Cooper .300 Win Mag not grouping

Hello all, I've checked the forum out for a while now but just joined recently. I've been trying to work up some hand loads for a buddy's Cooper and I'm having issues. The gun is new and the test target that was sent was fired using IMR 4350 and 168 SMK's. I've tried dupicating the load and have not been able to get anything to group better than around 1.25"@ 100yds or 2"@ 200. I've tried different seating depths from .010 jammed all the way to .100 jumped.
I've even used the Berger 168 VLD's, 210 VLD's and a few of the Hornady 208 AMAX's. None have grouped better than the SMK's.

My buddy purchased several boxes of HSM ammo loaded with the Berger 168's and 210's. The 168's would not group better than 4" @ 100 and the 210's were way too hot(flattened primers and black smoke ring around a couple).

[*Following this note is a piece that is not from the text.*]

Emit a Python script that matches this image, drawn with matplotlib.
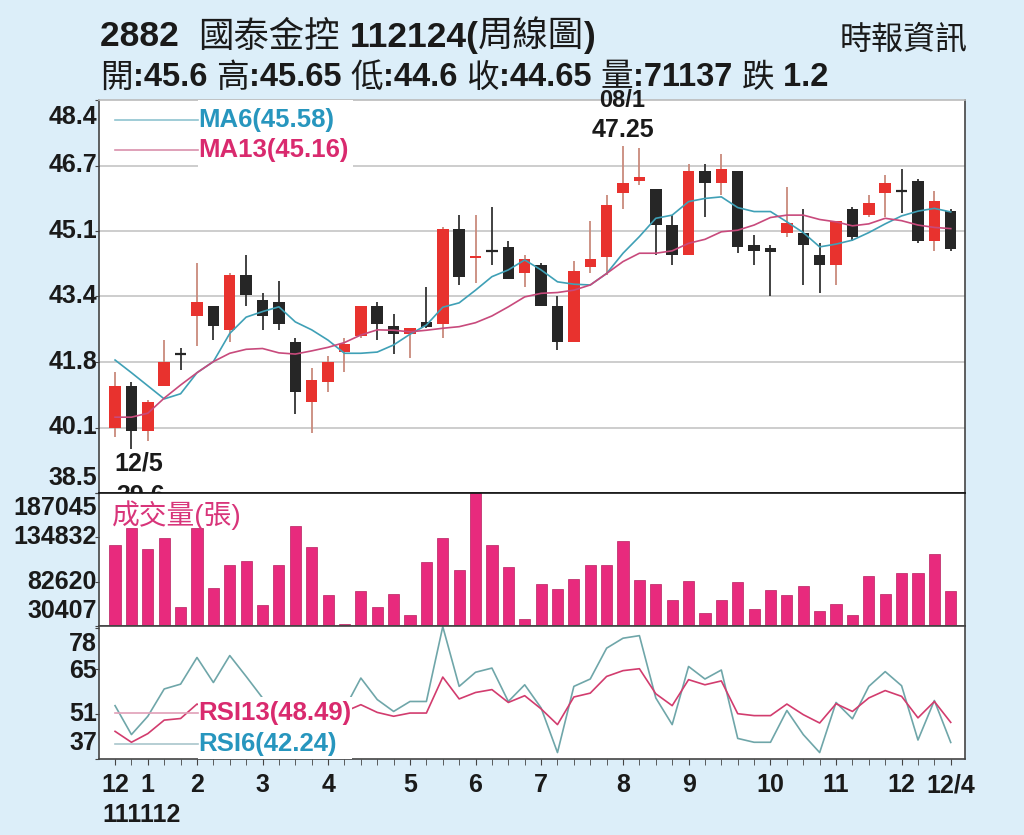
import numpy as np
import matplotlib
matplotlib.use('Agg')
import matplotlib.pyplot as plt
from matplotlib.patches import Rectangle
from matplotlib.transforms import ScaledTranslation

FAM = ['Liberation Sans', 'Noto Sans CJK TC', 'DejaVu Sans']
plt.rcParams['font.family'] = FAM

# ---------------- data (weekly) ----------------
opens = [40.15, 41.2, 40.05, 41.2, 42.0, 42.95, 43.2, 42.6, 44.0, 43.35,
         43.3, 42.3, 40.8, 41.3, 42.05, 42.45, 43.2, 42.7, 42.5, 42.8,
         42.75, 45.15, 44.42, 44.6, 44.7, 44.05, 44.25, 43.2, 42.3, 44.2,
         44.45, 46.05, 46.35, 46.15, 45.25, 44.5, 46.6, 46.3, 46.6, 44.75,
         44.66, 45.05, 45.05, 44.5, 44.25, 45.65, 45.5, 46.05, 46.1, 46.35,
         44.85, 45.6]
highs = [41.55, 41.3, 40.85, 42.35, 42.15, 44.3, 43.2, 44.05, 44.5, 43.55,
         43.85, 42.4, 41.65, 41.95, 42.4, 43.2, 43.3, 43.0, 42.65, 43.7,
         45.2, 45.5, 45.5, 45.7, 44.85, 44.5, 44.3, 43.45, 44.35, 45.35,
         46.0, 47.25, 47.2, 46.15, 45.5, 46.8, 46.8, 47.05, 46.6, 45.0,
         44.75, 46.2, 45.65, 44.8, 45.35, 45.7, 46.0, 46.5, 46.65, 46.4,
         46.1, 45.65]
lows = [39.9, 39.6, 39.8, 41.2, 41.6, 42.2, 42.35, 42.3, 43.2, 42.6,
        42.6, 40.5, 40.0, 41.05, 41.55, 42.4, 42.35, 42.0, 41.9, 42.65,
        42.4, 43.75, 43.8, 44.25, 43.9, 43.7, 43.2, 42.1, 42.3, 44.05,
        44.0, 45.65, 46.25, 44.5, 44.25, 44.5, 45.45, 46.0, 44.55, 44.25,
        43.45, 44.95, 43.75, 43.55, 43.75, 44.85, 45.45, 45.45, 45.55, 44.8,
        44.6, 44.6]
closes = [41.2, 40.05, 40.8, 41.8, 42.0, 43.3, 42.7, 44.0, 43.5, 42.95,
          42.75, 41.05, 41.35, 41.8, 42.25, 43.2, 42.75, 42.5, 42.65, 42.67,
          45.15, 43.95, 44.47, 44.6, 43.9, 44.4, 43.2, 42.3, 44.1, 44.4,
          45.75, 46.3, 46.45, 45.25, 44.5, 46.6, 46.3, 46.65, 44.7, 44.6,
          44.58, 45.3, 44.75, 44.25, 45.35, 44.95, 45.8, 46.3, 46.1, 44.85,
          45.85, 44.65]
ma6 = [41.85, 41.53, 41.2, 40.87, 41.0, 41.53, 41.81, 42.52, 42.93, 43.07,
       43.19, 42.81, 42.61, 42.35, 42.02, 42.02, 42.05, 42.23, 42.5, 42.73,
       43.18, 43.29, 43.61, 43.95, 44.12, 44.37, 44.12, 43.82, 43.76, 43.74,
       44.03, 44.54, 44.96, 45.42, 45.5, 45.84, 45.92, 45.96, 45.69, 45.59,
       45.59, 45.33, 45.06, 44.7, 44.77, 44.87, 45.06, 45.28, 45.48, 45.6,
       45.67, 45.58]
ma13 = [40.41, 40.41, 40.51, 40.89, 41.22, 41.53, 41.81, 42.02, 42.12, 42.14,
        42.03, 42.0, 42.08, 42.17, 42.29, 42.48, 42.61, 42.6, 42.56, 42.6,
        42.65, 42.69, 42.79, 42.96, 43.19, 43.44, 43.53, 43.55, 43.61, 43.74,
        44.03, 44.33, 44.54, 44.54, 44.6, 44.79, 44.89, 45.08, 45.12, 45.25,
        45.44, 45.5, 45.5, 45.39, 45.33, 45.23, 45.28, 45.42, 45.36, 45.25,
        45.19, 45.16]
volume = [125252, 145722, 121321, 133517, 53230, 145722, 75664, 102819, 107542, 55202,
          102430, 148084, 123292, 66618, 32768, 71341, 53230, 67799, 43004, 105582,
          134309, 96916, 187045, 126044, 99677, 38278, 80387, 73699, 85900, 102037,
          102037, 129978, 85112, 79996, 60711, 83538, 45365, 60711, 81965, 50872,
          72911, 66618, 78028, 47723, 56775, 43004, 89442, 67799, 93376, 93000,
          115022, 71137]
rsi6 = [53.7, 44.7, 50.4, 58.9, 60.4, 68.7, 60.9, 69.3, 62.8, 56.1,
        53.0, 40.0, 43.0, 47.0, 52.7, 62.3, 55.6, 51.9, 55.0, 55.0,
        78.3, 59.7, 64.1, 65.4, 55.0, 60.2, 53.0, 39.1, 59.7, 62.0,
        71.6, 74.7, 75.5, 56.1, 47.8, 65.9, 62.0, 64.8, 43.5, 42.3,
        42.3, 52.2, 44.7, 39.1, 54.7, 49.6, 59.7, 64.3, 59.9, 43.0,
        55.3, 42.24]
rsi13 = [45.7, 42.3, 45.0, 49.2, 49.7, 54.2, 52.0, 56.0, 54.5, 53.0,
         52.0, 46.0, 47.0, 49.0, 51.8, 54.0, 51.6, 50.4, 51.4, 51.4,
         62.6, 55.8, 57.8, 58.7, 54.7, 56.8, 52.7, 47.8, 56.4, 57.6,
         62.8, 64.6, 65.2, 57.4, 53.7, 61.8, 60.2, 61.4, 51.2, 50.6,
         50.6, 54.2, 50.9, 48.3, 54.3, 51.9, 56.1, 58.4, 56.6, 49.9,
         55.0, 48.49]
month_pos = [0, 2, 5, 9, 13, 18, 22, 26, 31, 35, 40, 44, 48, 51]
month_lbl = ['12', '1', '2', '3', '4', '5', '6', '7', '8', '9', '10', '11', '12', '12/4']
year_lbl = ['111', '112']
price_tick_lbl = ['38.5', '40.1', '41.8', '43.4', '45.1', '46.7', '48.4']
vol_ticks = [30407, 82620, 134832, 187045]
rsi_ticks = [37, 51, 65, 78]
low_idx, low_date = 1, '12/5'
high_idx, high_date = 31, '08/1'

# ---------------- style ----------------
BG = '#dceef9'
RED = '#e8322e'
REDWICK = '#c98a7c'
BLK = '#262626'
VOLC = '#e82a7d'
MA6C = '#3fa0b6'
MA13C = '#c84a7c'
RSI6C = '#6fa6a9'
RSI13C = '#d23c6e'
GRID = '#c9c9c9'
TXT = '#1a1a1a'
TICKFS = 18

n = len(closes)
x = np.arange(n)
o = np.array(opens); h = np.array(highs); l = np.array(lows); c = np.array(closes)

fig = plt.figure(figsize=(10.24, 8.35), dpi=100, facecolor=BG)
L, R = 99 / 1024, 965 / 1024
def fy(px):
    return 1 - px / 835
ax_p = fig.add_axes([L, fy(493), R - L, fy(100) - fy(493)])
ax_v = fig.add_axes([L, fy(626), R - L, fy(493) - fy(626)], sharex=ax_p)
ax_r = fig.add_axes([L, fy(759.3), R - L, fy(626) - fy(759.3)], sharex=ax_p)

for ax in (ax_p, ax_v, ax_r):
    ax.set_facecolor('white')
    for s in ax.spines.values():
        s.set_color('#444444')
        s.set_linewidth(1.2)
ax_p.spines['top'].set_color('#bbbbbb')
ax_p.set_xlim(-0.98, 51.87)

# ---------------- price panel ----------------
ptick_pos = np.linspace(38.5, 48.4, 7)
ax_p.set_ylim(38.5, 48.4)
for yv in ptick_pos[1:-1]:
    ax_p.axhline(yv, color=GRID, lw=1.3, zorder=0.5)

up = c > o
body_col = np.where(up, RED, BLK)
wick_col = np.where(up, REDWICK, '#333333')
ax_p.vlines(x, l, h, colors=wick_col, lw=1.3, zorder=2)
bh = np.abs(c - o)
doji = bh < 1e-9
ax_p.bar(x[~doji], bh[~doji], bottom=np.minimum(o, c)[~doji], width=0.7,
         color=body_col[~doji], zorder=3)
ax_p.hlines(c[doji], x[doji] - 0.35, x[doji] + 0.35, colors=BLK, lw=1.6, zorder=3)
ax_p.plot(x, ma6, color=MA6C, lw=1.2, zorder=4)
ax_p.plot(x, ma13, color=MA13C, lw=1.2, zorder=4)

ax_p.set_yticks(ptick_pos)
ax_p.set_yticklabels([])
ax_p.tick_params(axis='y', length=3, color='#444444')
ax_p.tick_params(axis='x', bottom=False, labelbottom=False)
ytr = ax_p.get_yaxis_transform()
shift = {0: 0.15, len(ptick_pos) - 1: -0.17}
for i, (pv, lb) in enumerate(zip(ptick_pos, price_tick_lbl)):
    tr = ytr + ScaledTranslation(-0.02, shift.get(i, 0), fig.dpi_scale_trans)
    ax_p.text(0, pv, lb, transform=tr, ha='right', va='center', fontsize=TICKFS,
              fontweight='bold', color=TXT, clip_on=False)

# legend box (white, hides gridline)
ax_p.add_patch(Rectangle((0.1143, 0.822), 0.179, 0.178, transform=ax_p.transAxes,
                         fc='white', ec='none', zorder=5))
ax_p.plot([0.0185, 0.1143], [0.950, 0.950], transform=ax_p.transAxes, color='#8fc4cf', lw=1.2, zorder=6)
ax_p.plot([0.0185, 0.1143], [0.8735, 0.8735], transform=ax_p.transAxes, color='#d990ac', lw=1.2, zorder=6)
ax_p.text(0.1143, 0.950, f'MA6({ma6[-1]:.2f})', transform=ax_p.transAxes, ha='left', va='center',
          fontsize=18.5, fontweight='bold', color='#2796be', zorder=7)
ax_p.text(0.1143, 0.8735, f'MA13({ma13[-1]:.2f})', transform=ax_p.transAxes, ha='left', va='center',
          fontsize=18.5, fontweight='bold', color='#d92a6e', zorder=7)

# high / low annotations
ax_p.annotate(f'{highs[high_idx]:.2f}', xy=(high_idx, highs[high_idx]),
              xytext=(0, 16), textcoords='offset pixels', ha='center', va='center',
              fontsize=18, fontweight='bold', color=TXT, annotation_clip=False, zorder=7)
ax_p.annotate(high_date, xy=(high_idx, highs[high_idx]),
              xytext=(-1, 45), textcoords='offset pixels', ha='center', va='center',
              fontsize=17, fontweight='bold', color=TXT, annotation_clip=False, zorder=7)
ax_p.annotate(low_date, xy=(low_idx, lows[low_idx]),
              xytext=(7, -14), textcoords='offset pixels', ha='center', va='center',
              fontsize=18, fontweight='bold', color=TXT, annotation_clip=False, zorder=7)
ax_p.annotate(f'{lows[low_idx]:.1f}', xy=(low_idx, lows[low_idx]),
              xytext=(9, -47), textcoords='offset pixels', ha='center', va='center',
              fontsize=18, fontweight='bold', color=TXT, annotation_clip=False, zorder=7)

# ---------------- volume panel ----------------
ax_v.set_ylim(vol_ticks[0], vol_ticks[-1])
ax_v.bar(x, volume, width=0.68, color=VOLC, edgecolor='#b81f5f', lw=0.5, zorder=2)
ax_v.set_yticks(vol_ticks)
ax_v.set_yticklabels([])
ax_v.tick_params(axis='y', length=3, color='#444444')
ax_v.tick_params(axis='x', bottom=False, labelbottom=False)
ax_v.spines['top'].set_color('#111111')
vtr = ax_v.get_yaxis_transform()
shift = {0: 0.15, len(vol_ticks) - 1: -0.15}
for i, vv in enumerate(vol_ticks):
    tr = vtr + ScaledTranslation(-0.02, shift.get(i, 0), fig.dpi_scale_trans)
    ax_v.text(0, vv, str(vv), transform=tr, ha='right', va='center', fontsize=TICKFS,
              fontweight='bold', color=TXT, clip_on=False)
ax_v.text(0.015, 0.835, '成交量(張)', transform=ax_v.transAxes, ha='left', va='center',
          fontsize=20, color='#d8357a', zorder=5)

# ---------------- RSI panel ----------------
ax_r.set_ylim(37, 78.5)
ax_r.plot(x, rsi6, color=RSI6C, lw=1.2, zorder=2)
ax_r.plot(x, rsi13, color=RSI13C, lw=1.2, zorder=2)
ax_r.set_yticks(rsi_ticks)
ax_r.set_yticklabels([])
ax_r.tick_params(axis='y', length=3, color='#444444')
rtr = ax_r.get_yaxis_transform()
shift = {0: 0.16, len(rsi_ticks) - 1: -0.16, 2: -0.02}
for i, rv in enumerate(rsi_ticks):
    tr = rtr + ScaledTranslation(-0.02, shift.get(i, 0), fig.dpi_scale_trans)
    ax_r.text(0, rv, str(rv), transform=tr, ha='right', va='center', fontsize=TICKFS,
              fontweight='bold', color=TXT, clip_on=False)
ax_r.add_patch(Rectangle((0.1143, 0.0), 0.178, 0.467, transform=ax_r.transAxes,
                         fc='white', ec='none', zorder=5))
ax_r.plot([0.0185, 0.1143], [0.347, 0.347], transform=ax_r.transAxes, color='#e0a0b8', lw=1.2, zorder=6)
ax_r.plot([0.0185, 0.1143], [0.115, 0.115], transform=ax_r.transAxes, color='#a9c6cc', lw=1.2, zorder=6)
ax_r.text(0.1143, 0.347, f'RSI13({rsi13[-1]:.2f})', transform=ax_r.transAxes, ha='left', va='center',
          fontsize=18.5, fontweight='bold', color='#d92a6e', zorder=7)
ax_r.text(0.1143, 0.115, f'RSI6({rsi6[-1]:.2f})', transform=ax_r.transAxes, ha='left', va='center',
          fontsize=18.5, fontweight='bold', color='#2796be', zorder=7)

ax_r.set_xticks(x, minor=True)
ax_r.set_xticks(month_pos)
ax_r.set_xticklabels(month_lbl, fontsize=TICKFS, fontweight='bold', color=TXT)
ax_r.tick_params(axis='x', which='both', length=4, color='#444444', pad=6)
ax_r.set_xlim(-0.98, 51.87)
xtr = ax_r.get_xaxis_transform()
ax_r.text(month_pos[0] - 0.8, -0.33, ''.join(year_lbl), transform=xtr, ha='left', va='top',
          fontsize=TICKFS, fontweight='bold', color=TXT, clip_on=False)

# ---------------- header ----------------
bg = fig.add_axes([0, 0, 1, 1], zorder=-1)
bg.axis('off')

def chain(x0, y0, pieces, size):
    prev = bg.text(x0, y0, pieces[0][0], transform=fig.transFigure, fontsize=size,
                   fontweight=pieces[0][1], color=TXT, ha='left', va='baseline')
    for s, w in pieces[1:]:
        prev = bg.annotate(s, xy=(1, 0), xycoords=prev, ha='left', va='bottom',
                           fontsize=size, fontweight=w, color=TXT)

chain(100 / 1024, fy(46.5), [('2882  ', 'bold'), ('國泰金控', 'normal'), (' 112124(', 'bold'),
                             ('周線圖', 'normal'), (')', 'bold')], 25.5)
chg = closes[-2] - closes[-1]
chain(100 / 1024, fy(86.5), [('開', 'normal'), (f':{opens[-1]:g} ', 'bold'),
                             ('高', 'normal'), (f':{highs[-1]:g} ', 'bold'),
                             ('低', 'normal'), (f':{lows[-1]:g} ', 'bold'),
                             ('收', 'normal'), (f':{closes[-1]:g} ', 'bold'),
                             ('量', 'normal'), (f':{volume[-1]} ', 'bold'),
                             ('跌', 'normal'), (f' {chg:.1f}', 'bold')], 23.5)
fig.text(968 / 1024, fy(41), '時報資訊', ha='right', va='center', fontsize=23, color=TXT)

fig.savefig('out.png', dpi=100, facecolor=BG)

If memory serves me right(at work right now) the HSM's were loaded with a .234" jump though. They were seated so deep that part of the ogive started in the case neck.

I know without a doubt I'm not flinching or having issues shooting the gun. It has a brake on it and is a pleasure to shoot. I'm certainly no benchrest shooter but have successfully worked loads up for other firearms that recoil MUCH more than this gun. I've been using a heavy front tripod rest and rear bags and have also tried a Bulls Bag with heavy sand.

The gun has a Ken Farrell one piece base and Ken Farrell rings holding a Nightforce 5.5x22 NXS scope. Base has been bedded and torqued as well as the rings.

Brass is HSM and neck sized and trimmed to length. I am not using a bushing die, just a standard RCBS neck die.

I'm getting to the point of contacting Cooper to see what they have to say. I know they shoot their test groups at close range but I'm wondering how many groups they had to shoot to get the one tight test group(pretty much one hole). Just thought I would probe the minds of some on here first.

Thanks for any help
David
 
I'd try some other factory ammo with traditional cup and core bullets, Federal/Win/Rem. If the same results, it would be time to get serious. Also, is the rifle torqueing in the bags? You are launching heavier bullets at a fair speed with a light rifle. Shooters often want to simply bag squeeze the rear bag and that style shooting isn't very consistent on larger caliber, fast twist calibers. The rifle may be moving differently each firing. Also check your action screws for proper torque.

Scott
 
Time to start checking things like action bedding and looking for shiny spots in the forearm. If you have the capability, I would spin the bolt on centers and check the lugs. 1/2 a thou on a bolt lug will do some nasty stuff.
 
Swap the scope to verify it's not defective.

The proof target shot at the factory was done with the rifle in a vice, therefore it's not very realistic.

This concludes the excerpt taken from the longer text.